■ **Required task**:
Omit all pictures. Copy the rest of the material exactly.

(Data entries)
+ + + + + + +

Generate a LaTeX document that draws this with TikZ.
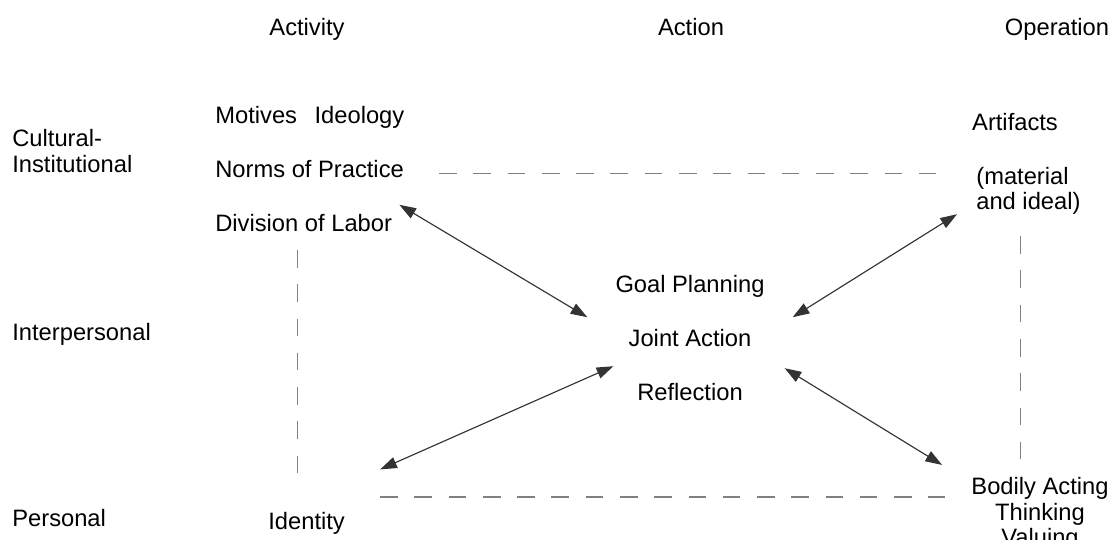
\documentclass[tikz,border=0pt]{standalone}
\usepackage{fontspec}
\setmainfont{Liberation Sans}
\usetikzlibrary{positioning,arrows.meta}

\begin{document}
\begin{tikzpicture}[
		x=0.02cm, y=-0.02cm,
		node distance=0.74cm,
		every node/.style={
			inner sep=0pt,
			font=\fontsize{13.5pt}{14.6pt}\selectfont
		},
		word/.style={text height=0.72em, text depth=0.22em},
		link/.style={draw=black!80, line width=0.65pt,
			{Triangle[length=9.5pt,width=6.5pt]}-{Triangle[length=9.5pt,width=6.5pt]}},
		gap/.style={draw=black!50, line width=0.8pt, dash pattern=on 10pt off 9.5pt}
		]
		\useasboundingbox (0,0) rectangle (1112,540);
		
		% column heads
		\node (activity) [word] at (307,31) {Activity};
		\node (action) [word] at (691,31) {Action};
		\node (operation) [word] at (1057,31) {Operation};
		
		% row heads
		\node (cultural) [anchor=west, align=left] at (12,151) {Cultural-\\Institutional};
		\node (interpersonal) [word, anchor=west] at (12,336) {Interpersonal};
		\node (personal) [word, anchor=west] at (12,522) {Personal};
		
		\node (motives) [word, anchor=west] at (215,119) {Motives\hspace{10pt}Ideology};
		\node (norms) [word, below=of motives.south west, anchor=north west] {Norms of Practice};
		\node (labor) [word, below=of norms.south west, anchor=north west] {Division of Labor};
		
		\node (artifacts) [word] at (1015,126) {Artifacts};
		\node (material) [anchor=west, align=left] at (976,191) {(material\\and ideal)};
		
		\node (goal) [word] at (690,288) {Goal Planning};
		\node (joint) [word, below=of goal] {Joint Action};
		\node (reflection) [word, below=of joint] {Reflection};
		
		\node (identity) [word, anchor=west] at (268,525) {Identity};
		\node (bodily) [align=center] at (1040,514) {Bodily Acting\\Thinking\\Valuing};
		
		\coordinate (laborfoot) at ([xshift=-0.12cm]labor.south);
		\coordinate (matfoot) at ([xshift=-0.16cm]material.south);
		\coordinate (lowline) at ([shift={(35,-28)}]identity.east);
		
		\draw[gap, shorten <=0.7cm, shorten >=0.56cm] (norms.east) -- (norms.east -| material.west);
		\draw[gap, shorten <=0.28cm, shorten >=0.62cm] (laborfoot) -- (laborfoot |- identity.north);
		\draw[gap, shorten <=0.42cm, shorten >=0.16cm] (matfoot) -- (matfoot |- bodily.north);
		\draw[gap, shorten >=0.52cm] (lowline) -- (lowline -| bodily.west);
		
		\draw[link] ([shift={(7,-14)}]labor.north east) -- ([shift={(-41,-25)}]joint.west);
		\draw[link] ([shift={(-19,-1)}]material.south west) -- ([shift={(41,-25)}]joint.east);
		\draw[link] ([shift={(33,26)}]joint.east) -- ([shift={(-29,-12)}]bodily.north west);
		\draw[link] ([shift={(35,-47)}]identity.north east) -- ([shift={(-15,24)}]joint.west);
		
	\end{tikzpicture}
\end{document}
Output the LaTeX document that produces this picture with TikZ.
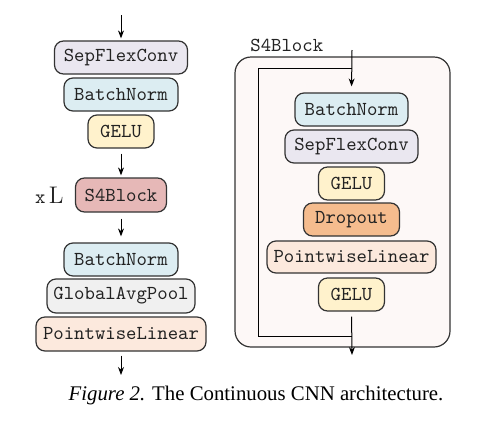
\documentclass[tikz,border=0pt]{standalone}
\usepackage{fontspec}
\newfontfamily\capfont{Liberation Serif}
\usetikzlibrary{arrows.meta}
\definecolor{cSep}{HTML}{EAE7F0}
\definecolor{cBN}{HTML}{DCEDF2}
\definecolor{cGelu}{HTML}{FFF2CC}
\definecolor{cS4}{HTML}{E6B8B7}
\definecolor{cGAP}{HTML}{F0F0F0}
\definecolor{cPL}{HTML}{FCE9DD}
\definecolor{cDrop}{HTML}{F5BC8E}
\definecolor{cOuter}{HTML}{FDF8F7}
\definecolor{cLine}{HTML}{333333}
\definecolor{cText}{HTML}{222222}
\tikzset{
  blk/.style={draw=cLine, line width=0.6pt, rounded corners=4.5pt, inner sep=0pt,
    minimum height=16.5pt, text=cText, font=\fontsize{9.9}{11}\selectfont\ttfamily},
  arr/.style={-{Stealth[length=4pt,width=3pt]}, line width=0.5pt, black},
  skip/.style={line width=0.5pt, black},
}
\begin{document}
\begin{tikzpicture}[x=0.5pt,y=-0.5pt]
\useasboundingbox (0,0) rectangle (502,429);
% left column
\node[blk, fill=cSep, minimum width=66.5pt] (sep) at (121,57.5) {SepFlexConv};
\node[blk, fill=cBN, minimum width=57pt] (bn) at (121,94.5) {BatchNorm};
\node[blk, fill=cGelu, minimum width=33pt] (gelu) at (121,131.5) {GELU};
\node[blk, fill=cS4, minimum width=45.5pt, minimum height=17pt] (s4) at (121,195) {S4Block};
\node[anchor=east, inner sep=0pt, text=cText] (xl) at (64,195) {{\fontsize{9.9}{11}\selectfont\ttfamily x}\,{\fontsize{12}{12}\selectfont L}};
\node[blk, fill=cBN, minimum width=57pt] (bn2) at (121,259.5) {BatchNorm};
\node[blk, fill=cGAP, minimum width=74pt, minimum height=17pt] (gap) at (121,296) {GlobalAvgPool};
\node[blk, fill=cPL, minimum width=85pt, minimum height=17pt] (pl) at (121,334) {PointwiseLinear};
\coordinate (in) at (121,15);
\coordinate (out) at (121,375);
\draw[arr] (in) -- ([yshift=1pt]sep.north);
\draw[arr, shorten <=2.5pt, shorten >=1pt] (gelu.south) -- (s4.north);
\draw[arr, shorten <=3pt, shorten >=3pt] (s4.south) -- (bn2.north);
\draw[arr, shorten <=2pt] (pl.south) -- (out);
% right block
\draw[cLine, line width=0.6pt, fill=cOuter, rounded corners=8pt] (235,57) rectangle (450,347);
\node[anchor=west, inner sep=0pt, text=cText, font=\fontsize{9.9}{11}\selectfont\ttfamily] (lbl) at (250,45) {S4Block};
\node[blk, fill=cBN, minimum width=56.5pt] (rbn) at (351.5,109.5) {BatchNorm};
\node[blk, fill=cSep, minimum width=66.5pt] (rsep) at (351.5,146.5) {SepFlexConv};
\node[blk, fill=cGelu, minimum width=33pt] (rgelu) at (351.5,183.5) {GELU};
\node[blk, fill=cDrop, minimum width=48pt] (rdrop) at (351.5,219.5) {Dropout};
\node[blk, fill=cPL, minimum width=84.5pt, minimum height=16pt] (rpl) at (351.5,257) {PointwiseLinear};
\node[blk, fill=cGelu, minimum width=33pt] (rgelu2) at (351.5,294.5) {GELU};
\coordinate (rin) at (352,50);
\coordinate (rsplit) at (352,68);
\coordinate (rjoin) at (352,336);
\coordinate (rout) at (352,355);
\draw[arr, shorten >=3pt] (rin) -- (rbn.north);
\draw[skip] (rsplit) -| (258,336) -- (rjoin);
\draw[arr, shorten <=2.5pt] (rgelu2.south) -- (rout);
% caption
\node[inner sep=0pt, font=\capfont\fontsize{10.4}{12}\selectfont] (cap) at (256,395) {\textit{Figure 2.} The Continuous CNN architecture.};
\end{tikzpicture}
\end{document}
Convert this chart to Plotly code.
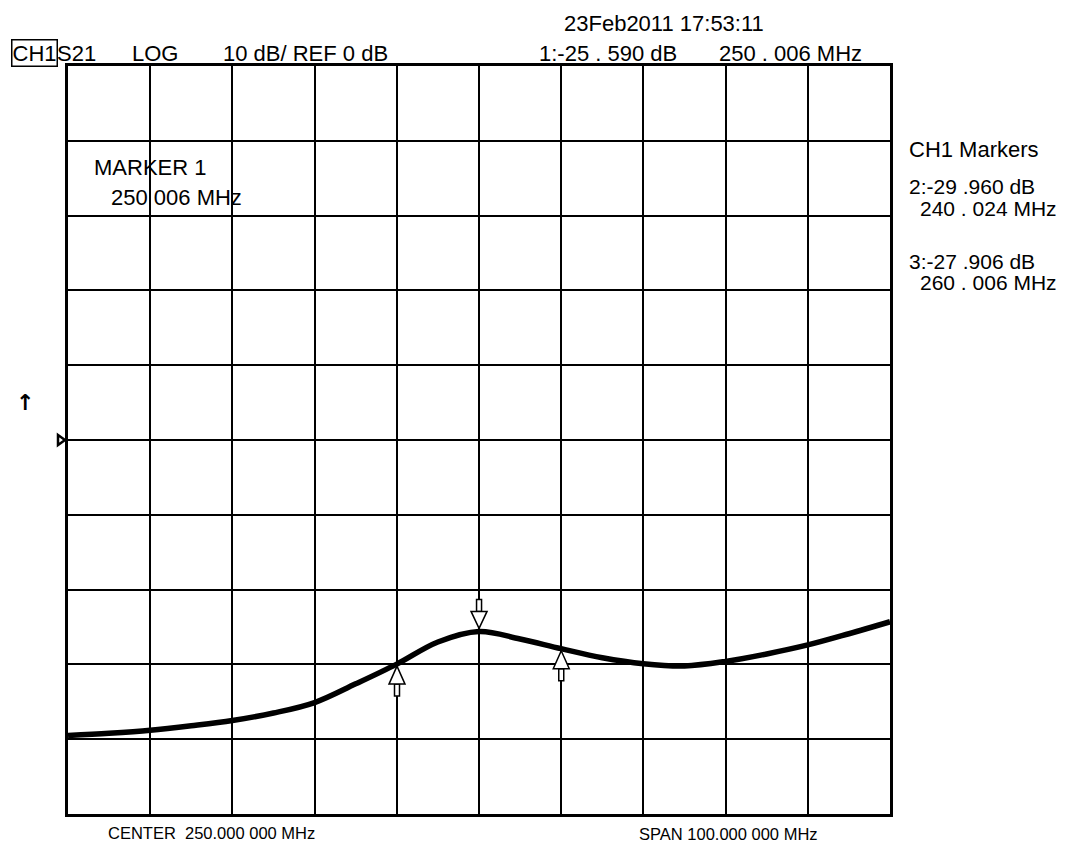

+ + + + + + +

■ **Exercise solution**:
Generate a LaTeX document that draws this with TikZ.
\documentclass[tikz,border=0pt]{standalone}
\usepackage{fontspec}
\setmainfont{Liberation Sans}
\usetikzlibrary{positioning,arrows.meta}

\begin{document}
\begin{tikzpicture}[
		x=0.02cm, y=-0.02cm,
		node distance=0.74cm,
		every node/.style={
			inner sep=0pt,
			font=\fontsize{13.5pt}{14.6pt}\selectfont
		},
		word/.style={text height=0.72em, text depth=0.22em},
		link/.style={draw=black!80, line width=0.65pt,
			{Triangle[length=9.5pt,width=6.5pt]}-{Triangle[length=9.5pt,width=6.5pt]}},
		gap/.style={draw=black!50, line width=0.8pt, dash pattern=on 10pt off 9.5pt}
		]
		\useasboundingbox (0,0) rectangle (1112,540);
		
		% column heads
		\node (activity) [word] at (307,31) {Activity};
		\node (action) [word] at (691,31) {Action};
		\node (operation) [word] at (1057,31) {Operation};
		
		% row heads
		\node (cultural) [anchor=west, align=left] at (12,151) {Cultural-\\Institutional};
		\node (interpersonal) [word, anchor=west] at (12,336) {Interpersonal};
		\node (personal) [word, anchor=west] at (12,522) {Personal};
		
		\node (motives) [word, anchor=west] at (215,119) {Motives\hspace{10pt}Ideology};
		\node (norms) [word, below=of motives.south west, anchor=north west] {Norms of Practice};
		\node (labor) [word, below=of norms.south west, anchor=north west] {Division of Labor};
		
		\node (artifacts) [word] at (1015,126) {Artifacts};
		\node (material) [anchor=west, align=left] at (976,191) {(material\\and ideal)};
		
		\node (goal) [word] at (690,288) {Goal Planning};
		\node (joint) [word, below=of goal] {Joint Action};
		\node (reflection) [word, below=of joint] {Reflection};
		
		\node (identity) [word, anchor=west] at (268,525) {Identity};
		\node (bodily) [align=center] at (1040,514) {Bodily Acting\\Thinking\\Valuing};
		
		\coordinate (laborfoot) at ([xshift=-0.12cm]labor.south);
		\coordinate (matfoot) at ([xshift=-0.16cm]material.south);
		\coordinate (lowline) at ([shift={(35,-28)}]identity.east);
		
		\draw[gap, shorten <=0.7cm, shorten >=0.56cm] (norms.east) -- (norms.east -| material.west);
		\draw[gap, shorten <=0.28cm, shorten >=0.62cm] (laborfoot) -- (laborfoot |- identity.north);
		\draw[gap, shorten <=0.42cm, shorten >=0.16cm] (matfoot) -- (matfoot |- bodily.north);
		\draw[gap, shorten >=0.52cm] (lowline) -- (lowline -| bodily.west);
		
		\draw[link] ([shift={(7,-14)}]labor.north east) -- ([shift={(-41,-25)}]joint.west);
		\draw[link] ([shift={(-19,-1)}]material.south west) -- ([shift={(41,-25)}]joint.east);
		\draw[link] ([shift={(33,26)}]joint.east) -- ([shift={(-29,-12)}]bodily.north west);
		\draw[link] ([shift={(35,-47)}]identity.north east) -- ([shift={(-15,24)}]joint.west);
		
	\end{tikzpicture}
\end{document}
Output the LaTeX document that produces this picture with TikZ.
\documentclass[tikz,border=0pt]{standalone}
\usepackage{fontspec}
\newfontfamily\capfont{Liberation Serif}
\usetikzlibrary{arrows.meta}
\definecolor{cSep}{HTML}{EAE7F0}
\definecolor{cBN}{HTML}{DCEDF2}
\definecolor{cGelu}{HTML}{FFF2CC}
\definecolor{cS4}{HTML}{E6B8B7}
\definecolor{cGAP}{HTML}{F0F0F0}
\definecolor{cPL}{HTML}{FCE9DD}
\definecolor{cDrop}{HTML}{F5BC8E}
\definecolor{cOuter}{HTML}{FDF8F7}
\definecolor{cLine}{HTML}{333333}
\definecolor{cText}{HTML}{222222}
\tikzset{
  blk/.style={draw=cLine, line width=0.6pt, rounded corners=4.5pt, inner sep=0pt,
    minimum height=16.5pt, text=cText, font=\fontsize{9.9}{11}\selectfont\ttfamily},
  arr/.style={-{Stealth[length=4pt,width=3pt]}, line width=0.5pt, black},
  skip/.style={line width=0.5pt, black},
}
\begin{document}
\begin{tikzpicture}[x=0.5pt,y=-0.5pt]
\useasboundingbox (0,0) rectangle (502,429);
% left column
\node[blk, fill=cSep, minimum width=66.5pt] (sep) at (121,57.5) {SepFlexConv};
\node[blk, fill=cBN, minimum width=57pt] (bn) at (121,94.5) {BatchNorm};
\node[blk, fill=cGelu, minimum width=33pt] (gelu) at (121,131.5) {GELU};
\node[blk, fill=cS4, minimum width=45.5pt, minimum height=17pt] (s4) at (121,195) {S4Block};
\node[anchor=east, inner sep=0pt, text=cText] (xl) at (64,195) {{\fontsize{9.9}{11}\selectfont\ttfamily x}\,{\fontsize{12}{12}\selectfont L}};
\node[blk, fill=cBN, minimum width=57pt] (bn2) at (121,259.5) {BatchNorm};
\node[blk, fill=cGAP, minimum width=74pt, minimum height=17pt] (gap) at (121,296) {GlobalAvgPool};
\node[blk, fill=cPL, minimum width=85pt, minimum height=17pt] (pl) at (121,334) {PointwiseLinear};
\coordinate (in) at (121,15);
\coordinate (out) at (121,375);
\draw[arr] (in) -- ([yshift=1pt]sep.north);
\draw[arr, shorten <=2.5pt, shorten >=1pt] (gelu.south) -- (s4.north);
\draw[arr, shorten <=3pt, shorten >=3pt] (s4.south) -- (bn2.north);
\draw[arr, shorten <=2pt] (pl.south) -- (out);
% right block
\draw[cLine, line width=0.6pt, fill=cOuter, rounded corners=8pt] (235,57) rectangle (450,347);
\node[anchor=west, inner sep=0pt, text=cText, font=\fontsize{9.9}{11}\selectfont\ttfamily] (lbl) at (250,45) {S4Block};
\node[blk, fill=cBN, minimum width=56.5pt] (rbn) at (351.5,109.5) {BatchNorm};
\node[blk, fill=cSep, minimum width=66.5pt] (rsep) at (351.5,146.5) {SepFlexConv};
\node[blk, fill=cGelu, minimum width=33pt] (rgelu) at (351.5,183.5) {GELU};
\node[blk, fill=cDrop, minimum width=48pt] (rdrop) at (351.5,219.5) {Dropout};
\node[blk, fill=cPL, minimum width=84.5pt, minimum height=16pt] (rpl) at (351.5,257) {PointwiseLinear};
\node[blk, fill=cGelu, minimum width=33pt] (rgelu2) at (351.5,294.5) {GELU};
\coordinate (rin) at (352,50);
\coordinate (rsplit) at (352,68);
\coordinate (rjoin) at (352,336);
\coordinate (rout) at (352,355);
\draw[arr, shorten >=3pt] (rin) -- (rbn.north);
\draw[skip] (rsplit) -| (258,336) -- (rjoin);
\draw[arr, shorten <=2.5pt] (rgelu2.south) -- (rout);
% caption
\node[inner sep=0pt, font=\capfont\fontsize{10.4}{12}\selectfont] (cap) at (256,395) {\textit{Figure 2.} The Continuous CNN architecture.};
\end{tikzpicture}
\end{document}
Convert this chart to Plotly code.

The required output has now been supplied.